== Source excerpt ==
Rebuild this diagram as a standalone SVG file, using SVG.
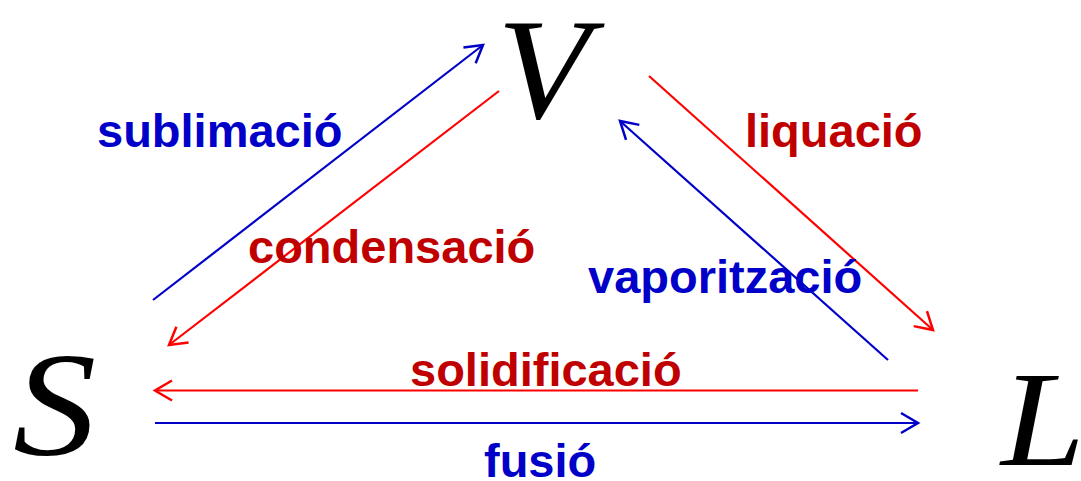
<svg xmlns="http://www.w3.org/2000/svg" width="1081" height="481" viewBox="0 0 1081 481">
<style>
.lbl{font-family:"Liberation Sans",Arial,sans-serif;font-weight:bold;font-size:47px}
.b{fill:#0000C8}
.r{fill:#C00000}
.st{font-family:"Liberation Serif","Times New Roman",serif;font-style:italic;fill:#000}
.lb{stroke:#0000C8;stroke-width:2.2;fill:none;marker-end:url(#ab)}
.lr{stroke:#FF0000;stroke-width:2.2;fill:none;marker-end:url(#ar)}
</style>
<defs>
<marker id="ab" markerUnits="userSpaceOnUse" markerWidth="24" markerHeight="26" viewBox="-20 -13 22 26" refX="0" refY="0" orient="auto">
<path d="M-17,-10 L0,0 L-17,10" fill="none" stroke="#0000C8" stroke-width="2.5"/>
</marker>
<marker id="ar" markerUnits="userSpaceOnUse" markerWidth="24" markerHeight="26" viewBox="-20 -13 22 26" refX="0" refY="0" orient="auto">
<path d="M-17,-10 L0,0 L-17,10" fill="none" stroke="#FF0000" stroke-width="2.5"/>
</marker>
</defs>
<g id="node-S"><text class="st" transform="translate(13,455) scale(1.15,1.02)" x="0" y="0" font-size="145">S</text></g>
<g id="node-V"><text class="st" transform="translate(497,118) scale(1.05,1)" x="0" y="0" font-size="145">V</text></g>
<g id="node-L"><text class="st" transform="translate(1001,465) scale(1.12,1)" x="0" y="0" font-size="135">L</text></g>
<g id="connectors">
<line class="lb" x1="153" y1="300" x2="483" y2="45"/>
<line class="lr" x1="499" y1="91" x2="169" y2="345"/>
<line class="lr" x1="649" y1="76" x2="933" y2="330"/>
<line class="lb" x1="888" y1="360" x2="620" y2="121"/>
<line class="lr" x1="918" y1="390.5" x2="155" y2="390.5"/>
<line class="lb" x1="155" y1="423" x2="918" y2="423"/>
</g>
<g id="labels">
<text class="lbl b" x="97" y="147">sublimació</text>
<text class="lbl r" x="248" y="263">condensació</text>
<text class="lbl r" x="745" y="147">liquació</text>
<text class="lbl b" x="588" y="293">vaporització</text>
<text class="lbl r" x="410" y="386">solidificació</text>
<text class="lbl b" x="484" y="477">fusió</text>
</g>
</svg>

== To do ==
Exclude the pictures. Write out the remaining data exactly.

== Exercise result ==
Rebuild this diagram as a standalone SVG file, using SVG.
<svg xmlns="http://www.w3.org/2000/svg" width="1081" height="481" viewBox="0 0 1081 481">
<style>
.lbl{font-family:"Liberation Sans",Arial,sans-serif;font-weight:bold;font-size:47px}
.b{fill:#0000C8}
.r{fill:#C00000}
.st{font-family:"Liberation Serif","Times New Roman",serif;font-style:italic;fill:#000}
.lb{stroke:#0000C8;stroke-width:2.2;fill:none;marker-end:url(#ab)}
.lr{stroke:#FF0000;stroke-width:2.2;fill:none;marker-end:url(#ar)}
</style>
<defs>
<marker id="ab" markerUnits="userSpaceOnUse" markerWidth="24" markerHeight="26" viewBox="-20 -13 22 26" refX="0" refY="0" orient="auto">
<path d="M-17,-10 L0,0 L-17,10" fill="none" stroke="#0000C8" stroke-width="2.5"/>
</marker>
<marker id="ar" markerUnits="userSpaceOnUse" markerWidth="24" markerHeight="26" viewBox="-20 -13 22 26" refX="0" refY="0" orient="auto">
<path d="M-17,-10 L0,0 L-17,10" fill="none" stroke="#FF0000" stroke-width="2.5"/>
</marker>
</defs>
<g id="node-S"><text class="st" transform="translate(13,455) scale(1.15,1.02)" x="0" y="0" font-size="145">S</text></g>
<g id="node-V"><text class="st" transform="translate(497,118) scale(1.05,1)" x="0" y="0" font-size="145">V</text></g>
<g id="node-L"><text class="st" transform="translate(1001,465) scale(1.12,1)" x="0" y="0" font-size="135">L</text></g>
<g id="connectors">
<line class="lb" x1="153" y1="300" x2="483" y2="45"/>
<line class="lr" x1="499" y1="91" x2="169" y2="345"/>
<line class="lr" x1="649" y1="76" x2="933" y2="330"/>
<line class="lb" x1="888" y1="360" x2="620" y2="121"/>
<line class="lr" x1="918" y1="390.5" x2="155" y2="390.5"/>
<line class="lb" x1="155" y1="423" x2="918" y2="423"/>
</g>
<g id="labels">
<text class="lbl b" x="97" y="147">sublimació</text>
<text class="lbl r" x="248" y="263">condensació</text>
<text class="lbl r" x="745" y="147">liquació</text>
<text class="lbl b" x="588" y="293">vaporització</text>
<text class="lbl r" x="410" y="386">solidificació</text>
<text class="lbl b" x="484" y="477">fusió</text>
</g>
</svg>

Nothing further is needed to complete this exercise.